In an interview broadcast Sunday on ABC, Comey described Trump as obsessed with his own reputation — including allegations involving Moscow prostitutes — and unconcerned with countering attacks from Russia.
He also repeated his book’s description of President Donald Trump as “untethered” to truthfulness and its statement that Trump’s White House style reminded him of the mob: “The boss in complete control. The loyalty oaths. The us-versus-them worldview. The lying about all things, large and small, in service to some code of loyalty that put the organization above morality and above the truth,” he said in the book. Trump, hours before the interview aired, blasted Comey with a series of tweets attacking the former FBI chief as a “slimeball” and “slippery” and claiming that he “hardly knew this guy.”
“Slippery James Comey, a man who always ends up badly and out of whack (he is not smart!), will go down as the WORST FBI Director in history, by far!” the president tweeted.
He appeared to call for Comey’s imprisonment, declaring that Comey’s book, which is scheduled to be released Tuesday, did not explain why he “gave up Classified Information (jail), why did he lie to Congress (jail).” Trump offered no evidence that Comey has committed either of those offenses. Comey’s book, “A Higher Loyalty: Truth, Lies and Leadership,” offers a withering portrait of Trump, which he described during the hourlong interview with ABC’s George Stephanopoulos.

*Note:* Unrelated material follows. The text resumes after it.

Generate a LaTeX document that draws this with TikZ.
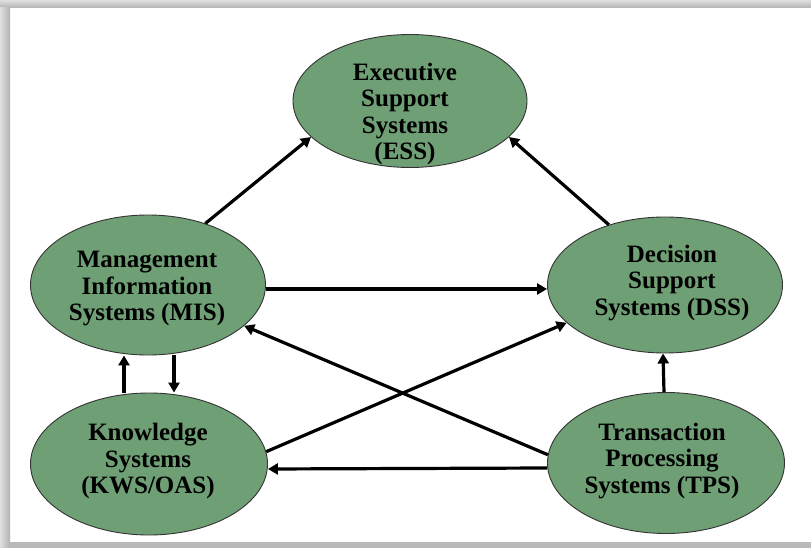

Comey said that Trump asked him to investigate and disprove allegations contained in the so-called dossier — a collection of allegations compiled by a former British intelligence agent working for Trump’s political opponents. Trump focused repeatedly on an allegation that he had been compromised by Russian intelligence by consorting with prostitutes in a Moscow hotel in 2013.
“He may want me to investigate it to prove that it didn’t happen,” Comey said. “And then he says something that distracted me because he said, you know, ‘If there’s even a 1 percent chance my wife thinks that’s true, that’s terrible.’ ” “And I remember thinking, ‘How could your wife think there’s a 1 percent chance you were with prostitutes peeing on each other in Moscow?’ I’m a flawed human being, but there is literally zero chance that my wife would think that was true. So, what kind of marriage to what kind of man does your wife think (that) there’s only a 99 percent chance you didn’t do that?”
By contrast with Trump, some other Republicans have tried to stay clear of the debate. On Sunday, House Speaker Paul Ryan, R-Wis., declined to defend Comey.
“I don’t know him very well,” Ryan said of Comey on NBC News. “I’m not trying to be evasive. But what I don’t want to do is — is join some food fight, some book-selling food fight. I don’t see any value in that.”
Ryan said again that he does not see the need for Congress to pass a law protecting special counsel Robert Mueller in case Trump moves to fire him.
The Republican National Committee has created a “Lyin Comey” website that prominently features attacks on him from Democrats.